Une logique de surface

L’appropriation originelle détermine donc la démarche qu’adopte la Propagande, c’est-à-dire une démarche spatiale, surfacique etgéométrique, qui vise à attribuer des territoires aux congrégations aptes à les évangéliser. La démarche est distante car elle est menée par des responsables romains qui n’ont jamais mis le pied en Afrique ni même parfois dans une mission. La démarche est officielle et personne ne contestera son autorité car tous reconnaissent la Propagande comme le représentant légitime du Saint-Siège. Elle est aussi un organisme de régulation qui discipline les congrégations missionnaires pour coordonner leurs efforts en un seul mouvement. Par le Jus commissionis, la Propagande confie un champ d’apostolat identifié et délimité à une congrégation. Après avoir atteint une certaine maturité, et à la demande des missionnaires, la mission éprouve le besoin d’être divisée. La Propagande procède donc à des découpages, comme le réclament les congrégations701. La logique est toujours spatiale et l’autorité adopte un point de vue zénithal, à la fois global et distancé. Grâce aux cartes, qui résument à petite échelle les juridictions ecclésiastiques, la Propagande possède une image nette et -selon ses souhaits- réactualisée de l’évangélisation. Cette logique est assimilée par les congrégations comme le montre le découpage en districts à partir des années 1900 : la mission est divisée en parcelles, sur laquelle rayonne une station, avec un Supérieur et ses missionnaires. Toutefois, il ne faut pas exagérer le rôle joué par Rome dans l’organisation de la mission car il s’agit le plus souvent pour elle de réguler les relations entre congrégations et Etats. Sur cette question, la Propagande prend peu d’initiatives ; elle accompagne davantage l’évangélisation qu’elle ne la planifie.

Cette logique est conforme à la géographie poursuivie par l’Eglise catholique pour laquelle le diocèse constitue l’unité de base de la hiérarchie. Augmenter le nombre de diocèses, c’est augmenter la surface catholique, mais aussi la hiérarchie : c’est donc à la fois accroître son influence et sa territorialité702, et vice-versa. Cette logique de surface n’écarte toutefois pas une autre approche, plus ponctuelle, qui intéresse les lieux de pèlerinage.

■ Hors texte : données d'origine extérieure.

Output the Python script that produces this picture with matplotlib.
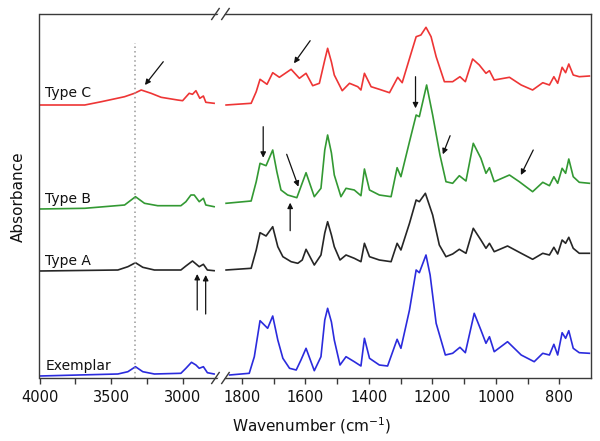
import matplotlib
matplotlib.use("Agg")
import matplotlib.pyplot as plt
from matplotlib.lines import Line2D
from matplotlib.patches import Polygon

plt.rcParams['font.family'] = ['DejaVu Sans']

# ---------------- data (wavenumber cm-1, absorbance with offsets) -------------
# high-wavenumber segment (4000 - 2780)
wn_c_hi = [4000, 3684, 3568, 3406, 3337, 3290, 3221, 3151, 3036, 3001, 2955, 2932, 2908, 2881, 2856, 2839, 2781]
ab_c_hi = [2.73, 2.73, 2.763, 2.813, 2.847, 2.88, 2.847, 2.807, 2.78, 2.773, 2.847, 2.837, 2.873, 2.797, 2.82, 2.757, 2.747]

wn_b_hi = [4000, 3684, 3406, 3330, 3267, 3175, 3013, 2978, 2943, 2920, 2885, 2856, 2839, 2781]
ab_b_hi = [1.69, 1.697, 1.73, 1.813, 1.747, 1.723, 1.723, 1.763, 1.83, 1.83, 1.763, 1.797, 1.73, 1.713]

wn_a_hi = [4000, 3453, 3383, 3330, 3279, 3198, 3013, 2978, 2932, 2885, 2856, 2828, 2781]
ab_a_hi = [1.07, 1.08, 1.113, 1.153, 1.107, 1.08, 1.08, 1.12, 1.17, 1.113, 1.137, 1.08, 1.073]

wn_e_hi = [4000, 3453, 3383, 3330, 3279, 3198, 3013, 2978, 2939, 2908, 2885, 2856, 2828, 2781]
ab_e_hi = [0.02, 0.04, 0.063, 0.113, 0.063, 0.04, 0.047, 0.097, 0.157, 0.13, 0.097, 0.113, 0.053, 0.04]

# fingerprint segment (1850 - 705)
wn_c_lo = [1850, 1771, 1755, 1743, 1721, 1703, 1682, 1645, 1619, 1598, 1577, 1556, 1539, 1530, 1518, 1509,
           1484, 1461, 1435, 1425, 1414, 1393, 1367, 1335, 1309, 1295, 1267, 1251, 1236, 1220, 1204, 1188,
           1162, 1136, 1113, 1096, 1073, 1052, 1031, 1020, 1005, 957, 920, 884, 852, 831, 817, 805, 791,
           780, 770, 756, 737, 705]
ab_c_lo = [2.73, 2.747, 2.863, 2.987, 2.937, 3.053, 3.007, 3.087, 2.997, 3.047, 2.923, 2.947, 3.18, 3.297, 3.16, 3.03,
           2.873, 2.947, 2.913, 2.88, 3.047, 2.913, 2.887, 2.853, 3.007, 2.953, 3.247, 3.413, 3.43, 3.507, 3.413, 3.213,
           2.963, 2.963, 3.013, 2.963, 3.19, 3.13, 3.047, 3.073, 2.98, 3.007, 2.93, 2.88, 2.953, 2.93, 3.013, 2.947, 3.107,
           3.053, 3.14, 3.03, 3.013, 3.02]

wn_b_lo = [1850, 1771, 1755, 1743, 1724, 1703, 1690, 1677, 1656, 1627, 1598, 1572, 1551, 1539, 1530, 1518, 1509,
           1488, 1472, 1446, 1425, 1414, 1398, 1367, 1330, 1311, 1299, 1272, 1251, 1241, 1218, 1199, 1176,
           1157, 1136, 1115, 1094, 1071, 1047, 1031, 1020, 1005, 957, 926, 884, 852, 831, 817, 805, 791,
           780, 770, 756, 737, 705]
ab_b_lo = [1.747, 1.77, 1.963, 2.147, 2.123, 2.28, 2.063, 1.88, 1.83, 1.803, 2.053, 1.813, 1.897, 2.28, 2.43, 2.25, 2.03,
           1.813, 1.897, 1.88, 1.823, 2.09, 1.88, 1.83, 1.813, 2.103, 2.013, 2.363, 2.63, 2.613, 2.93, 2.63, 2.23,
           1.963, 1.947, 2.023, 1.97, 2.347, 2.197, 2.047, 2.103, 1.963, 2.03, 1.963, 1.863, 1.957, 1.923, 2.013, 1.947, 2.097,
           2.047, 2.19, 2.013, 1.957, 1.947]

wn_a_lo = [1850, 1771, 1755, 1743, 1724, 1703, 1687, 1671, 1645, 1624, 1610, 1598, 1572, 1551, 1539, 1530, 1518, 1509,
           1491, 1472, 1446, 1425, 1414, 1398, 1367, 1330, 1311, 1299, 1272, 1251, 1241, 1222, 1199, 1178,
           1157, 1136, 1115, 1094, 1071, 1047, 1031, 1020, 1005, 963, 920, 884, 852, 831, 817, 805, 791,
           780, 770, 756, 737, 705]
ab_a_lo = [1.08, 1.097, 1.28, 1.453, 1.42, 1.513, 1.313, 1.213, 1.163, 1.147, 1.18, 1.287, 1.13, 1.23, 1.45, 1.563, 1.43, 1.313,
           1.18, 1.23, 1.197, 1.163, 1.347, 1.213, 1.18, 1.163, 1.347, 1.28, 1.547, 1.78, 1.763, 1.847, 1.63, 1.33,
           1.213, 1.24, 1.287, 1.247, 1.497, 1.38, 1.297, 1.347, 1.263, 1.32, 1.247, 1.187, 1.247, 1.23, 1.307, 1.24, 1.38,
           1.347, 1.407, 1.297, 1.247, 1.247]

wn_e_lo = [1839, 1777, 1761, 1743, 1719, 1703, 1687, 1671, 1650, 1629, 1614, 1598, 1572, 1551, 1539, 1530, 1518, 1509,
           1491, 1472, 1446, 1425, 1414, 1398, 1367, 1341, 1311, 1299, 1272, 1251, 1241, 1220, 1207, 1188,
           1159, 1136, 1113, 1096, 1068, 1047, 1031, 1020, 1005, 963, 920, 879, 852, 831, 817, 805, 791,
           780, 770, 756, 737, 705]
ab_e_lo = [0.03, 0.047, 0.213, 0.573, 0.497, 0.62, 0.38, 0.197, 0.097, 0.08, 0.18, 0.297, 0.073, 0.213, 0.58, 0.697, 0.56, 0.38,
           0.13, 0.213, 0.163, 0.12, 0.397, 0.197, 0.13, 0.12, 0.387, 0.297, 0.68, 1.08, 1.053, 1.23, 1.03, 0.547,
           0.23, 0.247, 0.307, 0.253, 0.647, 0.48, 0.347, 0.413, 0.263, 0.363, 0.23, 0.163, 0.247, 0.23, 0.337, 0.23, 0.453,
           0.397, 0.473, 0.297, 0.253, 0.247]

series_names = ["Type C", "Type B", "Type A", "Exemplar"]
series_colors = ["#ee3535", "#339933", "#262626", "#2b2bdd"]
label_y = [2.81, 1.755, 1.13, 0.08]

ticks_hi = [4000, 3750, 3500, 3250, 3000]
ticklabels_hi = ["4000", "", "3500", "", "3000"]
ticks_lo = [1800, 1700, 1600, 1500, 1400, 1300, 1200, 1100, 1000, 900, 800]
ticklabels_lo = ["1800", "", "1600", "", "1400", "", "1200", "", "1000", "", "800"]

# ---------------- figure ---------------
W, H = 600, 441
fig = plt.figure(figsize=(6, 4.41), dpi=100)

def fx(px):
    return px / W

def fy(py):
    return 1 - py / H

x_left, x_break, x_right = 39.5, 221, 591
y_top, y_bot = 14, 378
ax1 = fig.add_axes([fx(x_left), fy(y_bot), fx(x_break) - fx(x_left), fy(y_top) - fy(y_bot)])
ax2 = fig.add_axes([fx(x_break), fy(y_bot), fx(x_right) - fx(x_break), fy(y_top) - fy(y_bot)])

hi = [(wn_c_hi, ab_c_hi), (wn_b_hi, ab_b_hi), (wn_a_hi, ab_a_hi), (wn_e_hi, ab_e_hi)]
lo = [(wn_c_lo, ab_c_lo), (wn_b_lo, ab_b_lo), (wn_a_lo, ab_a_lo), (wn_e_lo, ab_e_lo)]

spine_c = "#3a3a3a"
for ax in (ax1, ax2):
    ax.set_ylim(0, 3.64)
    ax.set_yticks([])
    for s in ax.spines.values():
        s.set_color(spine_c)
        s.set_linewidth(1.0)
    ax.tick_params(axis='x', direction='out', length=4, width=1, color=spine_c,
                   labelsize=10.5, pad=5, labelcolor="#111111")

ax1.set_xlim(4000, 2733)
ax2.set_xlim(1866, 700)
ax1.spines['right'].set_visible(False)
ax2.spines['left'].set_visible(False)
ax1.set_xticks(ticks_hi)
ax1.set_xticklabels(ticklabels_hi)
ax2.set_xticks(ticks_lo)
ax2.set_xticklabels(ticklabels_lo)

for (w, a), c in zip(hi, series_colors):
    ax1.plot(w, a, color=c, lw=1.2, solid_joinstyle='round')
for (w, a), c in zip(lo, series_colors):
    ax2.plot(w, a, color=c, lw=1.2, solid_joinstyle='round')

for name, ly in zip(series_names, label_y):
    ax1.text(3960, ly, name, fontsize=10, ha='left', va='baseline', color="#111111")

# dotted reference line
ax1.plot([3330, 3330], [0, 3.35], color="#999999", lw=1.1, ls=(0, (1, 2)))

# arrows
ap = dict(arrowstyle='-|>', color='#111111', lw=0.9, mutation_scale=8, shrinkA=0, shrinkB=0)
ax1.annotate("", xy=(3264, 2.93), xytext=(3136, 3.163), arrowprops=ap)
ax1.annotate("", xy=(2899, 1.04), xytext=(2899, 0.68), arrowprops=ap)
ax1.annotate("", xy=(2840, 1.03), xytext=(2840, 0.64), arrowprops=ap)
ax2.annotate("", xy=(1636, 3.147), xytext=(1585, 3.373), arrowprops=ap)
ax2.annotate("", xy=(1733, 2.203), xytext=(1733, 2.513), arrowprops=ap)
ax2.annotate("", xy=(1622, 1.913), xytext=(1659, 2.237), arrowprops=ap)
ax2.annotate("", xy=(1648, 1.753), xytext=(1648, 1.473), arrowprops=ap)
ax2.annotate("", xy=(1253, 2.697), xytext=(1253, 3.013), arrowprops=ap)
ax2.annotate("", xy=(1167, 2.237), xytext=(1144, 2.423), arrowprops=ap)
ax2.annotate("", xy=(921, 2.03), xytext=(882, 2.28), arrowprops=ap)

# axis break marks
for yc in (y_top, y_bot):
    gap = Polygon([(fx(215.0), fy(yc + 5)), (fx(221.7), fy(yc + 5)),
                   (fx(228.3), fy(yc - 5)), (fx(221.6), fy(yc - 5))],
                  closed=True, transform=fig.transFigure, facecolor='white',
                  edgecolor='none', zorder=10)
    fig.add_artist(gap)
    for x0 in (211.7, 221.7):
        fig.add_artist(Line2D([fx(x0), fx(x0 + 7.5)], [fy(yc + 5.5), fy(yc - 5.5)],
                              transform=fig.transFigure, color=spine_c, lw=1.0, zorder=11))

fig.text(fx(312), fy(426), "Wavenumber (cm$^{-1}$)", ha='center', va='center',
         fontsize=11, color="#111111")
fig.text(fx(18), fy(197), "Absorbance", ha='center', va='center', rotation=90,
         fontsize=11, color="#111111")

fig.savefig("out.png", dpi=100)
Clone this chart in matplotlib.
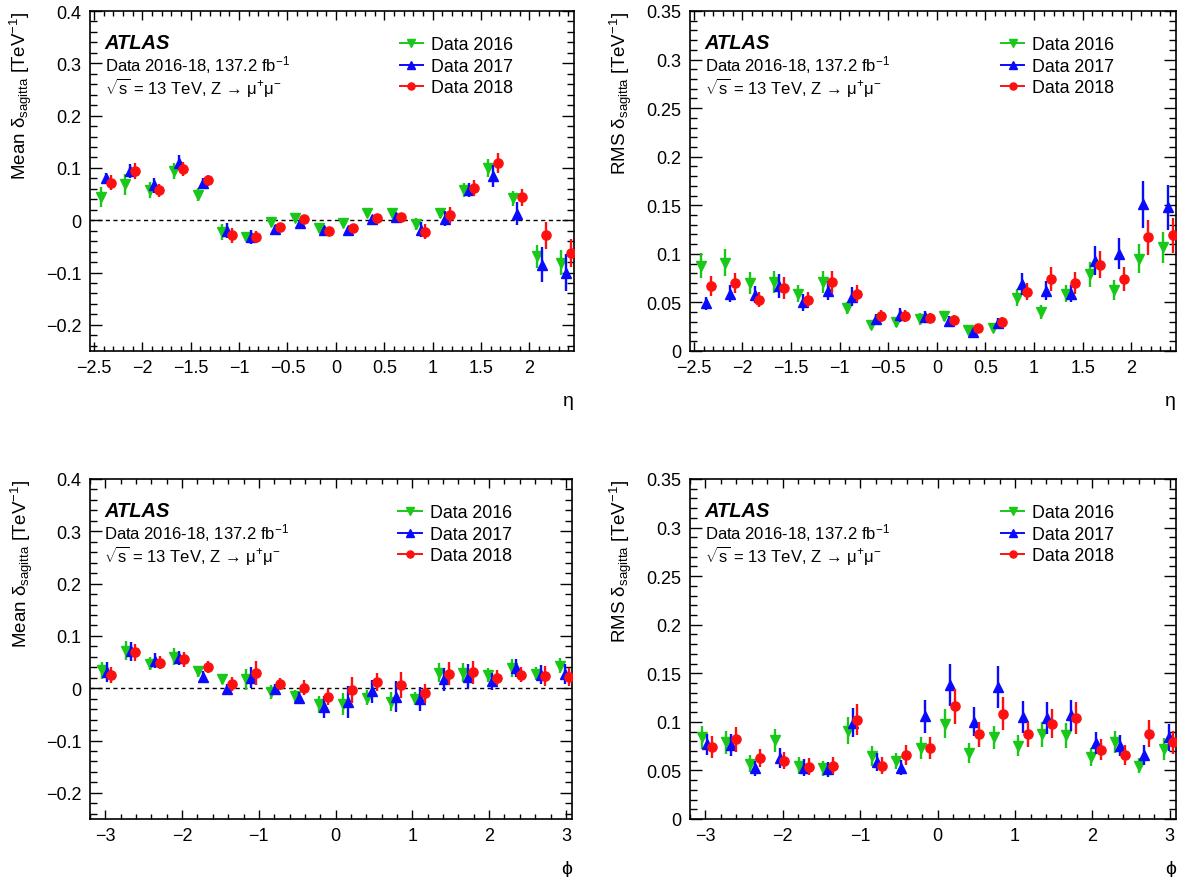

Localisés, ceux-ci correspondent mieux à la définition habituelle de « géographie sacrée »703. La logique suivie par Rome ne considère donc pas la mission en profondeur. La principale préoccupation reste l’installation de la hiérarchie et son déploiement, devenus avec les nombres de baptêmes et de chapelles les marques d’une mission prospère et suffisamment développée. En revanche, les moyens utilisés pour ce résultat intéressent moins l’autorité. Ils relèvent de la vie intérieure à la mission, soit le domaine que se réserve sa congrégation, pour lequel elle nourrit une logique de réseau, linéaire ou en rhizome selon son avancement ou sa disposition. Chaque logique correspond à une conception de la mission et renvoie une image : la logique de réseau aboutit à une description organique de la mission en insistant sur son identité ; la logique de surface ne retient que ses résultats et sa hiérarchie qui, une fois installée, la rend conforme aux autres missions.

Notes
701.

Cf. infra chapitre VIII : La revendication territoriale.

702.

Zeni Rosendhal définit la territorialité par « l’ensemble des pratiques dans le but de contrôler un territoire donné » ; « Géographie et religions, quelques orientations de recherche », in Géographie et cultures, n°42, 2002, pp.37-56.

703.

Ils font souvent l’objet d’une construction importante, surtout pour ceux qui ont précédé l’évangélisation. Leur renommée exerce une attraction sur des étendues parfois surprenantes. Mais leur rayonnement ne correspond pas au découpage de la hiérarchie.